=== What to produce ===
Start at the line where "Emit a Python" appears and end at the line where "GREY, GREY, GREY]" appears; repeat those lines exactly, both ends included, leaving pictures behind.

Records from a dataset
____________

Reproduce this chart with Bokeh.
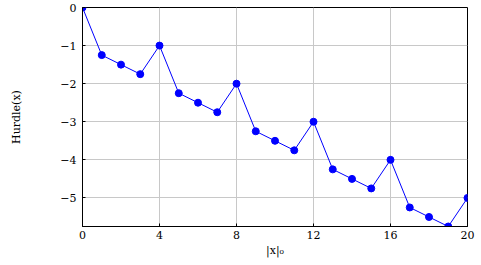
from bokeh.plotting import figure
from bokeh.models import Range1d, FixedTicker, CustomJSTickFormatter
from bokeh.embed import file_html
from bokeh.resources import INLINE

x_vals = list(range(21))
hurdle = [0, -1.25, -1.5, -1.75, -1, -2.25, -2.5, -2.75, -2, -3.25, -3.5, -3.75,
          -3, -4.25, -4.5, -4.75, -4, -5.25, -5.5, -5.75, -5]
x_ticks = [0, 4, 8, 12, 16, 20]
y_ticks = [0, -1, -2, -3, -4, -5]

FONT = "DejaVu Serif"

p = figure(width=481, height=265, output_backend="svg", toolbar_location=None,
           x_range=Range1d(0, 20), y_range=Range1d(-5.75, 0),
           min_border_left=82, min_border_right=14, min_border_top=7, min_border_bottom=39)

p.line(x_vals, hurdle, line_color="#0000ff", line_width=1)
p.scatter(x_vals, hurdle, size=7, fill_color="#0000ff", line_color="#0000ff")

p.xaxis.ticker = FixedTicker(ticks=x_ticks)
p.yaxis.ticker = FixedTicker(ticks=y_ticks)
p.yaxis.formatter = CustomJSTickFormatter(code="return tick < 0 ? '\u2212' + Math.abs(tick) : String(tick);")

p.xaxis.axis_label = "|x|\u2080"
p.yaxis.axis_label = "Hurdle(x)"

for ax in (p.xaxis, p.yaxis):
    ax.major_label_text_font = FONT
    ax.major_label_text_font_size = "11px"
    ax.major_label_text_color = "#000000"
    ax.axis_label_text_font = FONT
    ax.axis_label_text_font_size = "11px"
    ax.axis_label_text_font_style = "normal"
    ax.axis_label_text_color = "#000000"
    ax.axis_line_color = "#000000"
    ax.major_tick_line_color = "#000000"
    ax.major_tick_in = 3
    ax.major_tick_out = 0
    ax.minor_tick_line_color = None

p.xaxis.major_label_standoff = 4
p.xaxis.axis_label_standoff = 2
p.yaxis.major_label_standoff = 6
p.yaxis.axis_label_standoff = 34

p.grid.grid_line_color = "#c8c8c8"
p.grid.grid_line_width = 1
p.outline_line_color = "#000000"
p.outline_line_width = 1
p.background_fill_color = "white"
p.border_fill_color = "white"

open("out.html", "w").write(file_html(p, INLINE))
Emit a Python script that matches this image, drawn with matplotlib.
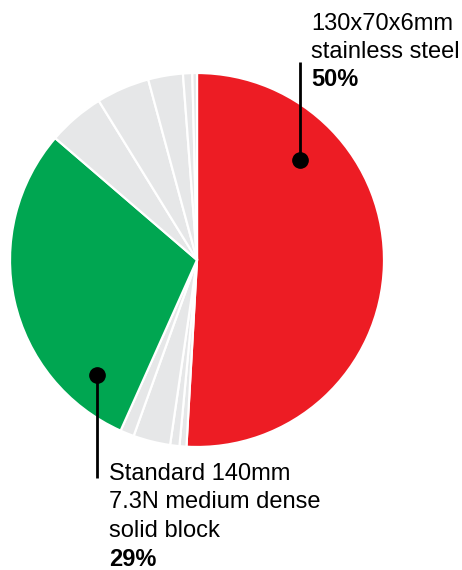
import matplotlib
matplotlib.use("Agg")
import matplotlib.pyplot as plt

# Slice shares (clockwise from 12 o'clock)
values = [50.9, 0.6, 0.8, 3.2, 1.2, 29.6, 4.9, 4.6, 3.0, 0.8, 0.4]
RED, GREEN, GREY = "#ED1C24", "#00A651", "#E6E7E8"
colors = [RED, GREY, GREY, GREY, GREY, GREEN, GREY, GREY, GREY, GREY, GREY]

label_top = ["130x70x6mm", "stainless steel", "50%"]
label_bottom = ["Standard 140mm", "7.3N medium dense", "solid block", "29%"]

plt.rcParams['font.family'] = ['Liberation Sans', 'DejaVu Sans']

W, H = 462, 570
fig = plt.figure(figsize=(W / 100, H / 100), dpi=100)
ax = fig.add_axes([0, 0, 1, 1])
cx, cy, r = 197, H - 260, 187
ax.pie(values, colors=colors, startangle=90, counterclock=False,
       center=(cx, cy), radius=r, frame=True,
       wedgeprops=dict(edgecolor="white", linewidth=1.6))
ax.set_xlim(0, W)
ax.set_ylim(0, H)
ax.set_aspect("auto")
ax.axis("off")


def Y(y):
    return H - y


fs = 17
# top annotation
ax.plot([300, 300], [Y(62), Y(160)], color="black", lw=2, solid_capstyle="butt", zorder=5)
ax.plot([300], [Y(160)], "o", color="black", ms=11, zorder=6)
y0 = 13
for i, t in enumerate(label_top):
    ax.text(311, Y(y0 + i * 27.5), t, fontsize=fs, va="top", ha="left",
            fontweight="bold" if i == len(label_top) - 1 else "normal", color="black")

# bottom annotation
ax.plot([97, 97], [Y(375), Y(478)], color="black", lw=2, solid_capstyle="butt", zorder=5)
ax.plot([97], [Y(375)], "o", color="black", ms=11, zorder=6)
y1 = 463
for i, t in enumerate(label_bottom):
    ax.text(109, Y(y1 + i * 28.5), t, fontsize=fs, va="top", ha="left",
            fontweight="bold" if i == len(label_bottom) - 1 else "normal", color="black")

fig.savefig("out.png", dpi=100)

____________

=== Task answer ===
Emit a Python script that matches this image, drawn with matplotlib.
import matplotlib
matplotlib.use("Agg")
import matplotlib.pyplot as plt

# Slice shares (clockwise from 12 o'clock)
values = [50.9, 0.6, 0.8, 3.2, 1.2, 29.6, 4.9, 4.6, 3.0, 0.8, 0.4]
RED, GREEN, GREY = "#ED1C24", "#00A651", "#E6E7E8"
colors = [RED, GREY, GREY, GREY, GREY, GREEN, GREY, GREY, GREY, GREY, GREY]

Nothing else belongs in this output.